Could the Bybit Hack Have Been Prevented?

Although the breach was highly sophisticated, stronger security measures could have reduced the risk. These include:

Stronger Multi-Layer Authentication and Transaction Verification

Better authentication measures could have blocked unauthorized access to Bybit wallets. Requiring physical verification such as biometric confirmation or multiple layers of approval from different devices could have helped stop the massive fund transfers before it was too late.

Instant Anomaly Detection and Auto-Freezing Mechanisms

Hackers used DEXs, cross-chain bridges, and mixers to make the stolen funds untraceable. A real-time AI-driven anomaly detection system could have identified these transactions as abnormal and immediately flagged or delayed them for manual review. Suspicious withdrawals could have triggered an auto-freeze mechanism, stopping hackers from moving stolen assets.

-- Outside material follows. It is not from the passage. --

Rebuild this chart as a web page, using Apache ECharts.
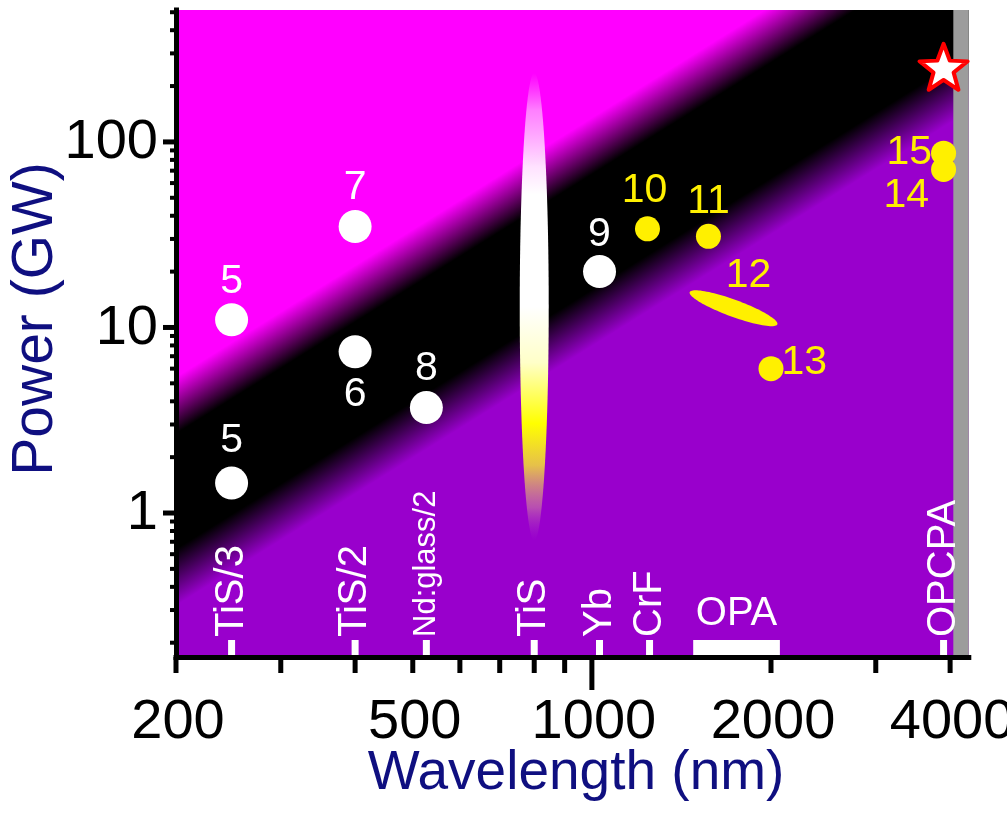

Metadata-Based Offline Signing

One of the major vulnerabilities that led to the Bybit hack was blind signing—a security flaw where transactions are approved without verifying their actual content. Because the system did not properly display or verify transaction details before approval, Bybit unknowingly signed off on unauthorized fund transfers, which allowed attackers to steal the funds.

Polkadot’s metadata-based offline signing solution offers a way to prevent blind signing by ensuring that every transaction is fully decoded and verifiable before execution. In Polkadot’s ecosystem, transactions contain runtime metadata which provides clear details about what is being approved. Instead of signing a confusing, unreadable cryptographic hash, users can see exactly what the transaction does, where the funds are going, and the conditions attached to it before signing. This prevents attackers from injecting malicious transactions that users don’t understand.

To make this work efficiently, Polkadot breaks transactions into metadata chunks and streams them to an offline signer, such as a hardware wallet or air-gapped device. The offline signer fully decodes the transaction before signing, ensuring that users can review and confirm the actual details before giving approval. If Bybit had implemented this kind of metadata validation, its system could have caught and blocked unauthorized transaction attempts before they were approved, effectively preventing the hack.

To ensure the integrity of transaction metadata, Polkadot also incorporates a trustless verification system. The metadata chunks are stored in a Merkle tree, which is a cryptographic structure that creates a unique root hash representing all valid transaction data. When a transaction is signed, the system compares the metadata hash with the expected on-chain data. If the metadata does not match the expected values, the transaction is automatically rejected before execution. This means that even if an attacker attempted to send a fake transaction with altered metadata, the runtime would detect the discrepancy and refuse to process it.

The Bybit hack is a wake-up call for crypto exchanges to ramp up their security measures. Without better protection, it may be just a matter of time before the next billion-dollar breach shakes the crypto world. 

If blockchains and crypto exchanges were to adopt a metadata-based signing system, they could eliminate blind signing and greatly improve their current security measures. Offline signing would become more secure, transparent, and resistant to tampering. As cyberattacks grow more sophisticated, advanced solutions like Pokadot’s could be key to protecting billions in digital assets.